===== SUPPLIED DATA

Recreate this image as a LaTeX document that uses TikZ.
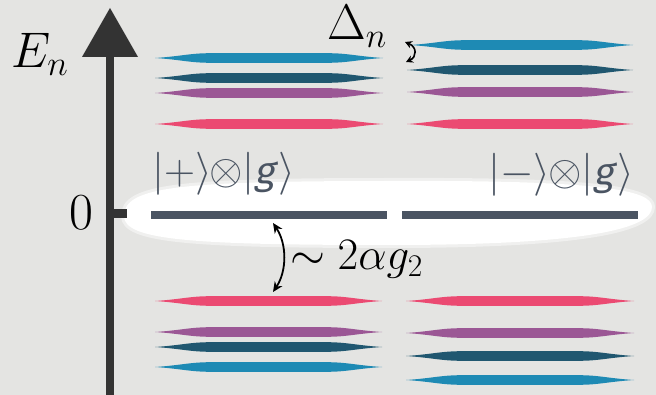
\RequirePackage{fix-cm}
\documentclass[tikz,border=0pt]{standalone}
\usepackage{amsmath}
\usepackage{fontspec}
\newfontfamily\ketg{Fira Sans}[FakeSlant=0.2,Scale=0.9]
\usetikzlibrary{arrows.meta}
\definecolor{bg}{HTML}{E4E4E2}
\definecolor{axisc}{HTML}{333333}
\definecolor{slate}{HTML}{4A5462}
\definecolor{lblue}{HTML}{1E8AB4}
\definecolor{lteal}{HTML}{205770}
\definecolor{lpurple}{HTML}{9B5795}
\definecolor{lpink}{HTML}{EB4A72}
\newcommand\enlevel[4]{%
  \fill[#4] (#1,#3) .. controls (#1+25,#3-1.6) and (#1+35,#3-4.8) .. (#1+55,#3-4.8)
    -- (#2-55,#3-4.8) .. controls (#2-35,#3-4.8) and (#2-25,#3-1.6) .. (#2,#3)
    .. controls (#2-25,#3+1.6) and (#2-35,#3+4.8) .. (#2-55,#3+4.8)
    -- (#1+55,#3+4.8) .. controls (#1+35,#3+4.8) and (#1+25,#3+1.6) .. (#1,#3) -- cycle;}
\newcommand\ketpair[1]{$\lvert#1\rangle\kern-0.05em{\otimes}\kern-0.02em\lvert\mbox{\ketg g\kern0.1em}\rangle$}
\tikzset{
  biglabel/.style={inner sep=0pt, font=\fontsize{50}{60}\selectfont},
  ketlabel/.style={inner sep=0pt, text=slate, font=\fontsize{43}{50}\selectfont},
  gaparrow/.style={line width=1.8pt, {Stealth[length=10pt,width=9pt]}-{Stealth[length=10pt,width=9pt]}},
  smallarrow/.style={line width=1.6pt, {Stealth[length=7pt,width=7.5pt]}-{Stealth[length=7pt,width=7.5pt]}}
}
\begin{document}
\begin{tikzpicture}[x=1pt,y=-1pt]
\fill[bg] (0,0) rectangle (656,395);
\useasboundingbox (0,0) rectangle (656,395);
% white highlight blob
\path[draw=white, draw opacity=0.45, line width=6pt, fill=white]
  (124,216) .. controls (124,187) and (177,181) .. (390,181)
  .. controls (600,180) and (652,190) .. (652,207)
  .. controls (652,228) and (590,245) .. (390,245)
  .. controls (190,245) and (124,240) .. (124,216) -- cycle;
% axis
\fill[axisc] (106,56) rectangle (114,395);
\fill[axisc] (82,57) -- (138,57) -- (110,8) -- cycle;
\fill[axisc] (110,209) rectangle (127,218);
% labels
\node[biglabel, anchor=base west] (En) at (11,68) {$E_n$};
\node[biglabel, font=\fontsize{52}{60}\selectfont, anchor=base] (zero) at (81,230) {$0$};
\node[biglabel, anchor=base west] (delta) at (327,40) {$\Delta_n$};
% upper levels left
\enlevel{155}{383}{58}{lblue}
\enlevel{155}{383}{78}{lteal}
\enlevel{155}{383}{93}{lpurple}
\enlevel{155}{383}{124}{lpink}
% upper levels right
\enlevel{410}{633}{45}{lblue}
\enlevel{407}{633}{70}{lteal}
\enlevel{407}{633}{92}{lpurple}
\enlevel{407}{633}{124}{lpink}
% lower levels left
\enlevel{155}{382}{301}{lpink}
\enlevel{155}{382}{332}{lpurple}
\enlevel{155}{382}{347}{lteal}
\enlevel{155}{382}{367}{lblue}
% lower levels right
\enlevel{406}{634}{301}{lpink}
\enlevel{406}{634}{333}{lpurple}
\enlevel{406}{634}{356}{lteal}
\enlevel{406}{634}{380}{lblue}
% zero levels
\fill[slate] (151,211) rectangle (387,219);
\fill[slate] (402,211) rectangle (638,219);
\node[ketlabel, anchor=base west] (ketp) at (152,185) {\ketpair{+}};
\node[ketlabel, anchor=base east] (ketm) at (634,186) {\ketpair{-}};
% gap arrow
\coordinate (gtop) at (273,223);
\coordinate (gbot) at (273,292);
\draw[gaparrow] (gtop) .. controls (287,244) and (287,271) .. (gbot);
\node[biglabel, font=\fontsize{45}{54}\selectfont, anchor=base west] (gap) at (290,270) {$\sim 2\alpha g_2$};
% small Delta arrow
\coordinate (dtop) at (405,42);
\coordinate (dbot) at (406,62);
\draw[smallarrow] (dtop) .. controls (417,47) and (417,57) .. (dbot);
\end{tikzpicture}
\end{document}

==========

* EXERCISE REQUIREMENTS
Output the material word for word, omitting its pictures.

* SOLUTION
Recreate this image as a LaTeX document that uses TikZ.
\RequirePackage{fix-cm}
\documentclass[tikz,border=0pt]{standalone}
\usepackage{amsmath}
\usepackage{fontspec}
\newfontfamily\ketg{Fira Sans}[FakeSlant=0.2,Scale=0.9]
\usetikzlibrary{arrows.meta}
\definecolor{bg}{HTML}{E4E4E2}
\definecolor{axisc}{HTML}{333333}
\definecolor{slate}{HTML}{4A5462}
\definecolor{lblue}{HTML}{1E8AB4}
\definecolor{lteal}{HTML}{205770}
\definecolor{lpurple}{HTML}{9B5795}
\definecolor{lpink}{HTML}{EB4A72}
\newcommand\enlevel[4]{%
  \fill[#4] (#1,#3) .. controls (#1+25,#3-1.6) and (#1+35,#3-4.8) .. (#1+55,#3-4.8)
    -- (#2-55,#3-4.8) .. controls (#2-35,#3-4.8) and (#2-25,#3-1.6) .. (#2,#3)
    .. controls (#2-25,#3+1.6) and (#2-35,#3+4.8) .. (#2-55,#3+4.8)
    -- (#1+55,#3+4.8) .. controls (#1+35,#3+4.8) and (#1+25,#3+1.6) .. (#1,#3) -- cycle;}
\newcommand\ketpair[1]{$\lvert#1\rangle\kern-0.05em{\otimes}\kern-0.02em\lvert\mbox{\ketg g\kern0.1em}\rangle$}
\tikzset{
  biglabel/.style={inner sep=0pt, font=\fontsize{50}{60}\selectfont},
  ketlabel/.style={inner sep=0pt, text=slate, font=\fontsize{43}{50}\selectfont},
  gaparrow/.style={line width=1.8pt, {Stealth[length=10pt,width=9pt]}-{Stealth[length=10pt,width=9pt]}},
  smallarrow/.style={line width=1.6pt, {Stealth[length=7pt,width=7.5pt]}-{Stealth[length=7pt,width=7.5pt]}}
}
\begin{document}
\begin{tikzpicture}[x=1pt,y=-1pt]
\fill[bg] (0,0) rectangle (656,395);
\useasboundingbox (0,0) rectangle (656,395);
% white highlight blob
\path[draw=white, draw opacity=0.45, line width=6pt, fill=white]
  (124,216) .. controls (124,187) and (177,181) .. (390,181)
  .. controls (600,180) and (652,190) .. (652,207)
  .. controls (652,228) and (590,245) .. (390,245)
  .. controls (190,245) and (124,240) .. (124,216) -- cycle;
% axis
\fill[axisc] (106,56) rectangle (114,395);
\fill[axisc] (82,57) -- (138,57) -- (110,8) -- cycle;
\fill[axisc] (110,209) rectangle (127,218);
% labels
\node[biglabel, anchor=base west] (En) at (11,68) {$E_n$};
\node[biglabel, font=\fontsize{52}{60}\selectfont, anchor=base] (zero) at (81,230) {$0$};
\node[biglabel, anchor=base west] (delta) at (327,40) {$\Delta_n$};
% upper levels left
\enlevel{155}{383}{58}{lblue}
\enlevel{155}{383}{78}{lteal}
\enlevel{155}{383}{93}{lpurple}
\enlevel{155}{383}{124}{lpink}
% upper levels right
\enlevel{410}{633}{45}{lblue}
\enlevel{407}{633}{70}{lteal}
\enlevel{407}{633}{92}{lpurple}
\enlevel{407}{633}{124}{lpink}
% lower levels left
\enlevel{155}{382}{301}{lpink}
\enlevel{155}{382}{332}{lpurple}
\enlevel{155}{382}{347}{lteal}
\enlevel{155}{382}{367}{lblue}
% lower levels right
\enlevel{406}{634}{301}{lpink}
\enlevel{406}{634}{333}{lpurple}
\enlevel{406}{634}{356}{lteal}
\enlevel{406}{634}{380}{lblue}
% zero levels
\fill[slate] (151,211) rectangle (387,219);
\fill[slate] (402,211) rectangle (638,219);
\node[ketlabel, anchor=base west] (ketp) at (152,185) {\ketpair{+}};
\node[ketlabel, anchor=base east] (ketm) at (634,186) {\ketpair{-}};
% gap arrow
\coordinate (gtop) at (273,223);
\coordinate (gbot) at (273,292);
\draw[gaparrow] (gtop) .. controls (287,244) and (287,271) .. (gbot);
\node[biglabel, font=\fontsize{45}{54}\selectfont, anchor=base west] (gap) at (290,270) {$\sim 2\alpha g_2$};
% small Delta arrow
\coordinate (dtop) at (405,42);
\coordinate (dbot) at (406,62);
\draw[smallarrow] (dtop) .. controls (417,47) and (417,57) .. (dbot);
\end{tikzpicture}
\end{document}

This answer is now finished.